Large language models in healthcare and medical domain: A review
Zabir Al Nazi, Wei Peng
TL;DR
LLMs offer transformative potential for healthcare by synthesizing vast medical knowledge and supporting nuanced clinical tasks, yet their deployment must address safety, privacy, and bias concerns. The paper surveys Transformer-based architectures, large foundational models, and multimodal LLMs, then catalogs healthcare-focused models, use cases, explainability approaches, and performance benchmarks. It provides quantitative comparisons across medical datasets (e.g., MedQA, MedNLI, PubMedQA) and discusses limitations such as hallucinations, data privacy, and regulatory compliance, while outlining future directions like federated learning and integrated multi-modal data. Overall, the work guides researchers and clinicians in selecting appropriate, safe, and compliant AI systems for healthcare deployment and highlights the governance needed to translate advances into real-world patient benefits.
Abstract
The deployment of large language models (LLMs) within the healthcare sector has sparked both enthusiasm and apprehension.

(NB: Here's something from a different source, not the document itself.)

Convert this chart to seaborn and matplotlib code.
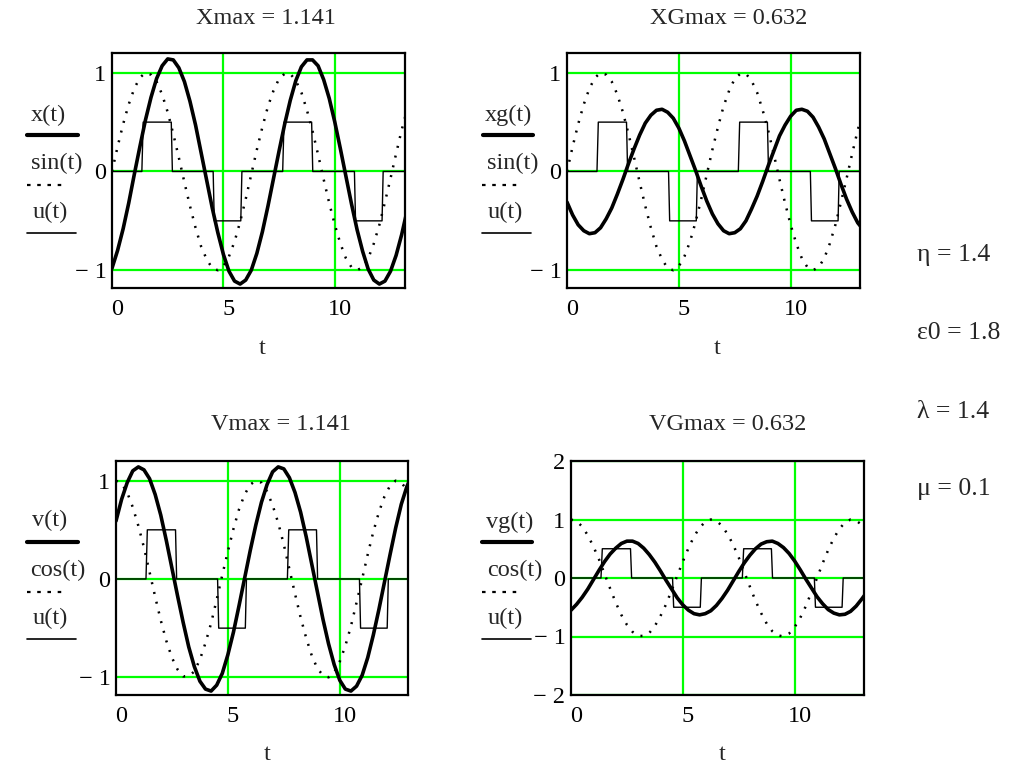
import numpy as np
import matplotlib
matplotlib.use("Agg")
import matplotlib.pyplot as plt
from matplotlib.lines import Line2D
import matplotlib.transforms as mtransforms
import seaborn as sns
import pandas as pd

# timp (pas 0.25)
t = [0.0, 0.25, 0.5, 0.75, 1.0, 1.25, 1.5, 1.75, 2.0, 2.25, 2.5, 2.75, 3.0, 3.25,
     3.5, 3.75, 4.0, 4.25, 4.5, 4.75, 5.0, 5.25, 5.5, 5.75, 6.0, 6.25, 6.5, 6.75,
     7.0, 7.25, 7.5, 7.75, 8.0, 8.25, 8.5, 8.75, 9.0, 9.25, 9.5, 9.75, 10.0, 10.25,
     10.5, 10.75, 11.0, 11.25, 11.5, 11.75, 12.0, 12.25, 12.5, 12.75, 13.0, 13.25]

# valori, in sutimi
sin_c = [0, 25, 48, 68, 84, 95, 100, 98, 91, 78, 60, 38, 14, -11, -35, -57, -76, -89, -98, -100,
         -96, -86, -71, -51, -28, -3, 22, 45, 66, 82, 94, 99, 99, 92, 80, 62, 41, 17, -8, -32,
         -54, -73, -88, -97, -100, -97, -88, -73, -54, -31, -7, 18, 42, 63]
cos_c = [100, 97, 88, 73, 54, 32, 7, -18, -42, -63, -80, -92, -99, -99, -94, -82, -65, -45, -21, 4,
         28, 51, 71, 86, 96, 100, 98, 89, 75, 57, 35, 10, -15, -39, -60, -78, -91, -98, -100, -95,
         -84, -68, -48, -24, 0, 25, 48, 68, 84, 95, 100, 98, 91, 78]
x_c = [-98, -80, -58, -32, -3, 25, 52, 75, 94, 107, 114, 113, 105, 91, 71, 47, 19, -9, -37, -62,
       -84, -101, -111, -114, -110, -100, -83, -61, -35, -7, 21, 48, 72, 92, 106, 113, 113, 107, 93, 74,
       50, 23, -5, -33, -59, -81, -99, -110, -114, -111, -101, -85, -64, -39]
v_c = [59, 81, 98, 110, 114, 111, 102, 86, 65, 39, 11, -17, -44, -69, -89, -104, -112, -114, -108, -96,
       -77, -54, -27, 1, 29, 55, 78, 96, 109, 114, 112, 103, 88, 68, 43, 15, -13, -41, -66, -87,
       -103, -112, -114, -109, -98, -80, -57, -31, -3, 25, 52, 76, 94, 107]
xg_c = [-31, -44, -54, -60, -63, -62, -57, -48, -37, -23, -8, 8, 23, 37, 49, 57, 62, 63, 60, 54,
        44, 31, 16, 1, -15, -30, -43, -53, -60, -63, -62, -58, -50, -38, -25, -10, 6, 21, 36, 47,
        56, 62, 63, 61, 55, 45, 33, 18, 3, -13, -28, -41, -52, -59]
vg_c = [-55, -45, -33, -19, -3, 13, 28, 41, 51, 59, 63, 63, 59, 51, 40, 27, 12, -4, -19, -34,
        -46, -55, -61, -63, -61, -56, -47, -35, -21, -5, 11, 26, 39, 50, 58, 62, 63, 59, 52, 42,
        29, 14, -2, -17, -32, -44, -54, -60, -63, -62, -57, -48, -36, -23]

# u(t) - impulsuri dreptunghiulare (colturi)
u_t = [0, 1.34, 1.40, 2.66, 2.71, 4.54, 4.59, 5.78, 5.83, 7.66, 7.72, 8.96, 9.01,
       10.88, 10.93, 12.12, 12.17, 13.25]
u_val = [0, 0, 0.5, 0.5, 0, 0, -0.5, -0.5, 0, 0, 0.5, 0.5, 0, 0, -0.5, -0.5, 0, 0]

titles = ["Xmax = 1.141", "XGmax = 0.632", "Vmax = 1.141", "VGmax = 0.632"]
params = ["η = 1.4", "ε0 = 1.8", "λ = 1.4", "μ = 0.1"]

W, H = 1026, 766
GREEN = "#00ff00"
DOTS = (0, (0.8, 3.2))

sns.set_theme(style="white")
plt.rcParams["font.family"] = ["Liberation Serif", "DejaVu Serif"]


def px(x, y):
    return x / W, 1 - y / H


def make_axes(fig, x0, x1, y0, y1):
    return fig.add_axes([x0 / W, 1 - y1 / H, (x1 - x0) / W, (y1 - y0) / H])


def draw_panel(ax, main, ref, ylim, yticks, yticklabels, xmax):
    df_u = pd.DataFrame({"t": u_t, "y": u_val})
    df_ref = pd.DataFrame({"t": t, "y": np.array(ref) / 100})
    df_main = pd.DataFrame({"t": t, "y": np.array(main) / 100})
    sns.lineplot(data=df_u, x="t", y="y", ax=ax, color="black", lw=1.0, sort=False, zorder=3)
    sns.lineplot(data=df_ref, x="t", y="y", ax=ax, color="black", lw=1.8, linestyle=DOTS, zorder=3)
    sns.lineplot(data=df_main, x="t", y="y", ax=ax, color="black", lw=2.6, zorder=4)
    ax.set_xlim(0, xmax)
    ax.set_ylim(*ylim)
    ax.set_xticks([0, 5, 10])
    ax.set_xticklabels(["0", "5", "10"])
    ax.set_yticks(yticks)
    ax.set_yticklabels(yticklabels)
    for v in [5, 10]:
        ax.axvline(v, color=GREEN, lw=1.6, zorder=1)
    for v in yticks:
        ax.axhline(v, color=GREEN, lw=1.6, zorder=1)
    ax.set_xlabel("")
    ax.set_ylabel("")
    ax.tick_params(axis="both", length=0, labelsize=17.5, colors="black")
    ax.tick_params(axis="x", pad=8)
    ax.tick_params(axis="y", pad=4)
    # Mathcad pune etichetele x putin la dreapta
    offset = mtransforms.ScaledTranslation(5 / 100, 0, ax.figure.dpi_scale_trans)
    for lab in ax.get_xticklabels():
        lab.set_transform(lab.get_transform() + offset)
    for s in ax.spines.values():
        s.set_color("black")
        s.set_linewidth(1.6)
        s.set_zorder(5)
    ax.grid(False)


def legend_block(fig, x_text, labels, y_text, y_line, x_line0, x_line1):
    styles = [dict(lw=3.0, ls="-"), dict(lw=1.6, ls=(0, (1.6, 3.0))), dict(lw=1.2, ls="-")]
    for lab, yt, yl, xt, xa, xb, st in zip(labels, y_text, y_line, x_text, x_line0, x_line1, styles):
        fig.text(*px(xt, yt), lab, ha="center", va="center", fontsize=17.5)
        fig.add_artist(Line2D([xa / W, xb / W], [1 - yl / H, 1 - yl / H], color="black",
                              transform=fig.transFigure, **st))


fig = plt.figure(figsize=(W / 100, H / 100), dpi=100)

std_ylim = (-1.18, 1.2)
std_ticks = [-1, 0, 1]
std_labels = ["\u2212 1", "0", "1"]

ax1 = make_axes(fig, 112, 405, 53, 288)
draw_panel(ax1, x_c, sin_c, std_ylim, std_ticks, std_labels, 13.15)
ax2 = make_axes(fig, 567, 860, 53, 288)
draw_panel(ax2, xg_c, sin_c, std_ylim, std_ticks, std_labels, 13.1)
ax3 = make_axes(fig, 116, 408, 461, 695)
draw_panel(ax3, v_c, cos_c, std_ylim, std_ticks, std_labels, 13.05)
ax4 = make_axes(fig, 571, 864, 461, 695)
draw_panel(ax4, vg_c, cos_c, (-2, 2), [-2, -1, 0, 1, 2],
           ["\u2212 2", "\u2212 1", "0", "1", "2"], 13.1)

# titluri
for lab, (xx, yy) in zip(titles, [(266, 19), (729, 19), (281, 424), (728, 424)]):
    fig.text(*px(xx, yy), lab, ha="center", va="center", fontsize=17.5)

# eticheta axei t
for xx, yy in [(262, 348), (717, 348), (267, 755), (722, 755)]:
    fig.text(*px(xx, yy), "t", ha="center", va="center", fontsize=17.5)

# legende Mathcad pe axa y
legend_block(fig, [48, 57, 50], ["x(t)", "sin(t)", "u(t)"], [115, 163, 212], [135, 185, 233],
             [27, 27, 27], [78, 67, 76])
legend_block(fig, [508, 513, 505], ["xg(t)", "sin(t)", "u(t)"], [115, 163, 212], [135, 185, 233],
             [483, 482, 482], [533, 522, 531])
legend_block(fig, [50, 58, 50], ["v(t)", "cos(t)", "u(t)"], [520, 570, 618], [542, 592, 639],
             [27, 27, 27], [78, 67, 76])
legend_block(fig, [510, 515, 505], ["vg(t)", "cos(t)", "u(t)"], [522, 570, 618], [542, 592, 639],
             [482, 482, 482], [532, 522, 531])

# parametri
for lab, yy in zip(params, [255, 333, 412, 489]):
    fig.text(*px(917, yy), lab, ha="left", va="center", fontsize=18.5)

fig.savefig("out.png", dpi=100)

These models exhibit the remarkable capability to provide proficient responses to free-text queries, demonstrating a nuanced understanding of professional medical knowledge. This comprehensive survey delves into the functionalities of existing LLMs designed for healthcare applications, elucidating the trajectory of their development, starting from traditional Pretrained Language Models (PLMs) to the present state of LLMs in healthcare sector. First, we explore the potential of LLMs to amplify the efficiency and effectiveness of diverse healthcare applications, particularly focusing on clinical language understanding tasks. These tasks encompass a wide spectrum, ranging from named entity recognition and relation extraction to natural language inference, multi-modal medical applications, document classification, and question-answering. Additionally, we conduct an extensive comparison of the most recent state-of-the-art LLMs in the healthcare domain, while also assessing the utilization of various open-source LLMs and highlighting their significance in healthcare applications. Furthermore, we present the essential performance metrics employed to evaluate LLMs in the biomedical domain, shedding light on their effectiveness and limitations. Finally, we summarize the prominent challenges and constraints faced by large language models in the healthcare sector, offering a holistic perspective on their potential benefits and shortcomings. This review provides a comprehensive exploration of the current landscape of LLMs in healthcare, addressing their role in transforming medical applications and the areas that warrant further research and development.